Guide to Hiring and Onboarding Field Techs
The trades are facing a massive labor shortage. Learn how to write better job descriptions, conduct practical interviews, and get new hires productive in their first week.
The Labor Shortage is Real
Finding good help has always been hard, but in the modern service industry, it feels nearly impossible. When you finally find a technician who shows up on time, has a clean driving record, and knows what they are doing, you have to compete with five other companies trying to hire them.
To win the talent war, you have to treat hiring with the same level of strategy that you apply to winning new clients.
1. Write a Job Description that Actually Sells
Most job postings read like a hostage demand: “Must have 5 years experience, must have own tools, must work weekends.” This repels top talent.
The best technicians already have jobs.

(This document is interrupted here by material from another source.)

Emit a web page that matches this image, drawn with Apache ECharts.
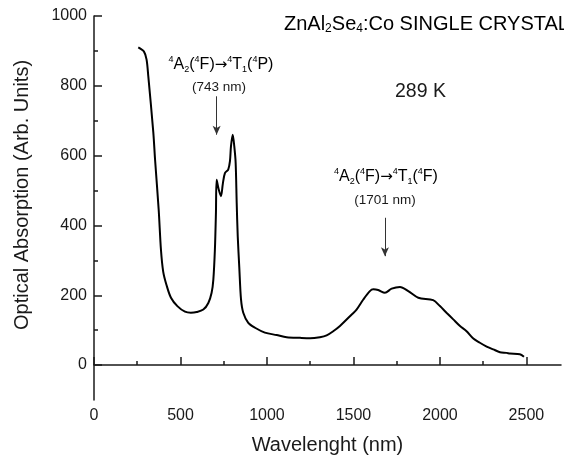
<!DOCTYPE html>
<html>
<head>
<meta charset="utf-8">
<script src="https://cdn.jsdelivr.net/npm/echarts@6.0.0/dist/echarts.min.js"></script>
<style>
  html, body { margin: 0; padding: 0; background: #fff; }
  #chart { width: 564px; height: 460px; }
</style>
</head>
<body>
<div id="chart"></div>
<script>
// --- DATA ---
const wavelength = [256, 289, 304, 314, 343, 353, 374, 387, 400, 420, 445, 482, 526, 560, 594, 632, 661, 680, 690, 699, 705,
  709, 720, 734, 745, 757, 776, 786, 792, 802, 811, 819, 825, 831, 840, 850, 863, 892, 931, 988, 1056, 1114, 1191, 1249,
  1306, 1345, 1383, 1422, 1490, 1518, 1557, 1595, 1615, 1643, 1682, 1721, 1769, 1817, 1875, 1961, 2000, 2038,
  2077, 2116, 2154, 2193, 2231, 2270, 2308, 2347, 2385, 2405, 2462, 2486];
const absorption = [910, 898, 875, 827, 666, 589, 445, 331, 268, 228, 193, 169, 153, 150, 152, 159, 178, 207, 245, 331, 436,
  531, 505, 484, 520, 550, 560, 584, 627, 660, 627, 579, 465, 369, 280, 188, 150, 121, 107, 93, 86, 80, 78, 77,
  80, 85, 97, 112, 145, 159, 188, 212, 217, 215, 207, 219, 224, 212, 193, 186, 169, 150,
  131, 112, 97, 76, 64, 53, 45, 37, 35, 33, 31, 24];

const xMajorTicks = [0, 500, 1000, 1500, 2000, 2500];
const xMinorTicks = [250, 750, 1250, 1750, 2250];
const yMajorTicks = [0, 200, 400, 600, 800, 1000];
const yMinorTicks = [100, 300, 500, 700, 900];

// arrows: [x, yFrom, yTo]
const arrow743 = [709, 770, 660];
const arrow1701 = [1682, 422, 312];

const FONT = 'Liberation Sans';
const INK = '#1a1a1a';

const chart = echarts.init(document.getElementById('chart'));

const axisBase = {
  splitLine: { show: false },
  axisLine: { show: true, lineStyle: { color: INK, width: 1.5 } }
};

// term symbol like 4A2(4F)→4T1(4P), rich text
const termRich = {
  n: { fontFamily: FONT, fontSize: 16, color: INK },
  ar: { fontFamily: 'DejaVu Sans', fontSize: 15, color: INK },
  s: { fontFamily: FONT, fontSize: 9, color: INK, padding: [0, 0, 10, 0] },
  sub: { fontFamily: FONT, fontSize: 9, color: INK, padding: [10, 0, 0, 0] }
};
const term = (last) => '{s|4}{n|A}{sub|2}{n|(}{s|4}{n|F)}{ar|→}{s|4}{n|T}{sub|1}{n|(}{s|4}{n|' + last + ')}';

const option = {
  animation: false,
  backgroundColor: '#fff',
  grid: { left: 94, right: 3, top: 16, bottom: 59 },
  xAxis: [{
    ...axisBase,
    type: 'value', min: 0, max: 2700, interval: 500, position: 'bottom',
    name: 'Wavelenght (nm)', nameLocation: 'middle', nameGap: 35,
    nameTextStyle: { fontFamily: FONT, fontSize: 20, color: INK },
    axisTick: { show: true, inside: true, length: 8, customValues: xMajorTicks, lineStyle: { color: INK, width: 1.5 } },
    axisLabel: { show: true, customValues: xMajorTicks, formatter: v => String(v), margin: 8, fontFamily: FONT, fontSize: 16, color: INK }
  }, {
    type: 'value', min: 0, max: 2700, position: 'bottom', offset: 0,
    splitLine: { show: false }, axisLine: { show: false }, axisLabel: { show: false },
    axisTick: { show: true, inside: true, length: 4, customValues: xMinorTicks, lineStyle: { color: INK, width: 1.5 } }
  }],
  yAxis: [{
    ...axisBase,
    type: 'value', min: -100, max: 1000, interval: 100, position: 'left',
    name: 'Optical Absorption (Arb. Units)', nameLocation: 'middle', nameGap: 62,
    nameTextStyle: { fontFamily: FONT, fontSize: 20, color: INK, padding: [0, 0, 0, 26] },
    axisTick: { show: true, inside: true, length: 8, customValues: yMajorTicks, lineStyle: { color: INK, width: 1.5 } },
    axisLabel: { show: true, customValues: yMajorTicks, formatter: v => String(v), margin: 7, fontFamily: FONT, fontSize: 16, color: INK }
  }, {
    type: 'value', min: -100, max: 1000, position: 'left', offset: 0,
    splitLine: { show: false }, axisLine: { show: false }, axisLabel: { show: false },
    axisTick: { show: true, inside: true, length: 4, customValues: yMinorTicks, lineStyle: { color: INK, width: 1.5 } }
  }],
  series: [{
    type: 'line',
    data: wavelength.map((w, i) => [w, absorption[i]]),
    showSymbol: false,
    smooth: 0.3,
    lineStyle: { color: '#000', width: 2 },
    markLine: {
      silent: true,
      symbol: ['none', 'arrow'],
      symbolSize: [6, 9],
      label: { show: false },
      lineStyle: { color: '#333', width: 1, type: 'solid' },
      data: [
        [{ coord: [arrow743[0], arrow743[1]] }, { coord: [arrow743[0], arrow743[2]] }],
        [{ coord: [arrow1701[0], arrow1701[1]] }, { coord: [arrow1701[0], arrow1701[2]] }]
      ]
    }
  }],
  graphic: [
    {
      type: 'text', left: 284, top: 14,
      style: {
        text: '{n|ZnAl}{sub|2}{n|Se}{sub|4}{n|:Co SINGLE CRYSTAL}',
        rich: {
          n: { fontFamily: FONT, fontSize: 20, color: INK },
          sub: { fontFamily: FONT, fontSize: 12, color: INK, padding: [10, 0, 0, 0] }
        }
      }
    },
    {
      type: 'text', left: 395, top: 82,
      style: { text: '289 K', fontFamily: FONT, fontSize: 19.5, fill: INK }
    },
    {
      type: 'text', x: 221, y: 65,
      style: { text: term('P'), align: 'center', verticalAlign: 'middle', rich: termRich }
    },
    {
      type: 'text', x: 219, y: 87,
      style: { text: '(743 nm)', fontFamily: FONT, fontSize: 13.5, fill: INK, align: 'center', verticalAlign: 'middle' }
    },
    {
      type: 'text', x: 386, y: 177,
      style: { text: term('F'), align: 'center', verticalAlign: 'middle', rich: termRich }
    },
    {
      type: 'text', x: 385, y: 200,
      style: { text: '(1701 nm)', fontFamily: FONT, fontSize: 13.5, fill: INK, align: 'center', verticalAlign: 'middle' }
    }
  ]
};

chart.setOption(option);
</script>
</body>
</html>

If you want them to come work for you, your job description needs to sell your company culture. Focus on what you offer:
- Consistent, reliable hours
- High-quality company vehicles and well-maintained equipment
- Software that makes their job easy (no messy paper timesheets!)

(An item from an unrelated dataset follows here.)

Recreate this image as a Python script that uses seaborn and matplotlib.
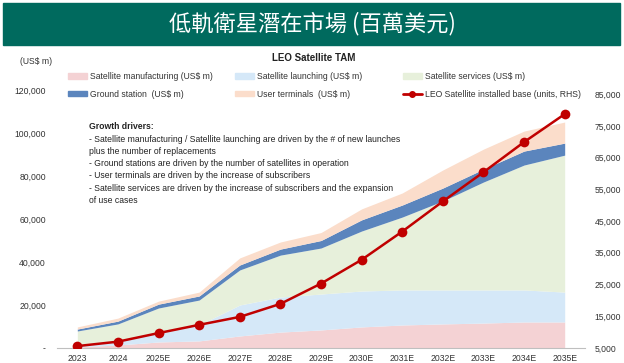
import numpy as np
import matplotlib
matplotlib.use("Agg")
import matplotlib.pyplot as plt
import seaborn as sns
from matplotlib.patches import Patch, Rectangle
from matplotlib.lines import Line2D
from matplotlib.ticker import FuncFormatter

# values (US$ m, installed base in units)
years = ["2023", "2024", "2025E", "2026E", "2027E", "2028E", "2029E",
         "2030E", "2031E", "2032E", "2033E", "2034E", "2035E"]
manufacturing = [500, 1400, 2800, 3300, 5600, 7400, 8400, 9800, 10700, 11200, 11600, 12100, 12100]
launching = [900, 2300, 4200, 7400, 14400, 16300, 16700, 16700, 16300, 15800, 15400, 14900, 13900]
services = [6500, 7500, 11600, 11600, 16300, 19500, 21400, 27900, 33900, 41400, 50200, 58100, 63700]
ground = [900, 1300, 1800, 1900, 2300, 2800, 3500, 5200, 5600, 6000, 6000, 6500, 5600]
terminals = [1000, 1400, 1400, 1800, 3300, 3300, 3700, 5100, 5600, 8400, 9300, 9300, 9800]
installed = [5600, 7000, 9700, 12300, 14800, 18900, 25300, 32800, 41700, 51200, 60400, 69900, 78700]

labels = ["Satellite manufacturing (US$ m)", "Satellite launching (US$ m)",
          "Satellite services (US$ m)", "Ground station  (US$ m)",
          "User terminals  (US$ m)", "LEO Satellite installed base (units, RHS)"]
colors = ["#F4D2D4", "#D5E8F8", "#E7F0DB", "#5B85BD", "#FBDDCB"]
red = "#C00000"
teal = "#006A5E"
txt = "#333333"

sns.set_style("white")
plt.rcParams["font.family"] = ["Liberation Sans", "DejaVu Sans"]

fig = plt.figure(figsize=(6.24, 3.63), dpi=100)

# title banner
fig.patches.append(Rectangle((3 / 624, 1 - 45 / 363), 617 / 624, 42 / 363,
                             transform=fig.transFigure, color=teal, zorder=0))
fig.text(0.5, 1 - 24 / 363, "低軌衛星潛在市場 (百萬美元)", color="white", fontsize=16,
         ha="center", va="center", family=["Noto Sans CJK TC", "DejaVu Sans"])

fig.text(314 / 624, 1 - 58 / 363, "LEO Satellite TAM", fontsize=7, weight="bold",
         ha="center", va="center", color="#222222")
fig.text(20 / 624, 1 - 61 / 363, "(US$ m)", fontsize=6.2, ha="left", va="center", color=txt)

ax = fig.add_axes([57 / 624, 15 / 363, 528 / 624, 258 / 363])
x = np.arange(len(years))
ax.stackplot(x, manufacturing, launching, services, ground, terminals,
             colors=colors, linewidth=0)
ax.set_xlim(-0.5, len(years) - 0.5)
ax.set_ylim(0, 120000)
ax.set_yticks(np.arange(0, 120001, 20000))
ax.yaxis.set_major_formatter(FuncFormatter(lambda v, p: "-" if v == 0 else f"{v:,.0f}"))
ax.set_xticks(x)
ax.set_xticklabels(years)
ax.set_xticks(np.arange(-0.5, len(years)), minor=True)
ax.tick_params(axis="x", which="major", length=0, labelsize=6.2, colors=txt, pad=4)
ax.tick_params(axis="x", which="minor", length=4, color="#BFBFBF", width=0.8)
ax.tick_params(axis="y", length=0, labelsize=6.2, colors=txt, pad=8)
for s in ["top", "right", "left"]:
    ax.spines[s].set_visible(False)
ax.spines["bottom"].set_color("#BFBFBF")
ax.spines["bottom"].set_linewidth(0.8)

ax2 = ax.twinx()
sns.lineplot(x=x, y=installed, ax=ax2, color=red, linewidth=1.8, marker="o",
             markersize=7, markeredgewidth=0, legend=False, zorder=5)
ax2.set_ylim(5000, 86300)
ax2.set_yticks(np.arange(5000, 85001, 10000))
ax2.yaxis.set_major_formatter(FuncFormatter(lambda v, p: f"{v:,.0f}"))
ax2.tick_params(axis="y", length=0, labelsize=6.2, colors=txt, pad=7)
ax2.set_ylabel("")
for s in ax2.spines.values():
    s.set_visible(False)

# legend in three fixed columns
handles = [Patch(color=c) for c in colors] + [Line2D([], [], color=red, lw=2, marker="o", markersize=4)]
cols = [(0, 3), (1, 4), (2, 5)]
xs = [68, 235, 403]
for (a, b), xp in zip(cols, xs):
    fig.legend([handles[a], handles[b]], [labels[a], labels[b]], loc="upper left",
               bbox_to_anchor=(xp / 624, 1 - 72 / 363), frameon=False, fontsize=6.2,
               handlelength=2.2, handleheight=0.65, handletextpad=0.4,
               labelspacing=1.0, borderpad=0, borderaxespad=0, labelcolor=txt)

fig.text(89 / 624, 1 - 122 / 363, "Growth drivers:", fontsize=6.2, weight="bold",
         ha="left", va="top", color="#222222")
drivers = ("- Satellite manufacturing / Satellite launching are driven by the # of new launches\n"
           "plus the number of replacements\n"
           "- Ground stations are driven by the number of satellites in operation\n"
           "- User terminals are driven by the increase of subscribers\n"
           "- Satellite services are driven by the increase of subscribers and the expansion\n"
           "of use cases")
fig.text(89 / 624, 1 - 135 / 363, drivers, fontsize=6.2, ha="left", va="top",
         color="#222222", linespacing=1.45)

fig.savefig("out.png", dpi=100)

- Clear paths for raises and promotions
2. The Practical Interview
A guy might interview perfectly across a desk but struggle when he actually gets a wrench in his hand.
Always include a practical component in your interview process. If you are hiring an electrician, have a dummy panel set up in the shop and ask them to wire a breaker. If you are hiring a landscaper, have them walk you through how they would tackle a specific overgrown property. You will learn more in 10 minutes of practical demonstration than in an hour of answering standard interview questions.
3. Rapid Onboarding with Technology
The biggest risk of a new hire is the time it takes them to become profitable. If your business runs entirely on tribal knowledge and messy whiteboards, a new tech will take months to figure out your systems.
When you use job management software like Job Pilot, onboarding becomes almost instant. You hand the new tech an iPad or smartphone. They see their schedule, the client’s address, the optimized route, the required materials, and the gate code—all without having to ask you a single question.
By giving your new hires a digital “playbook,” you empower them to work independently and profitably in their very first week.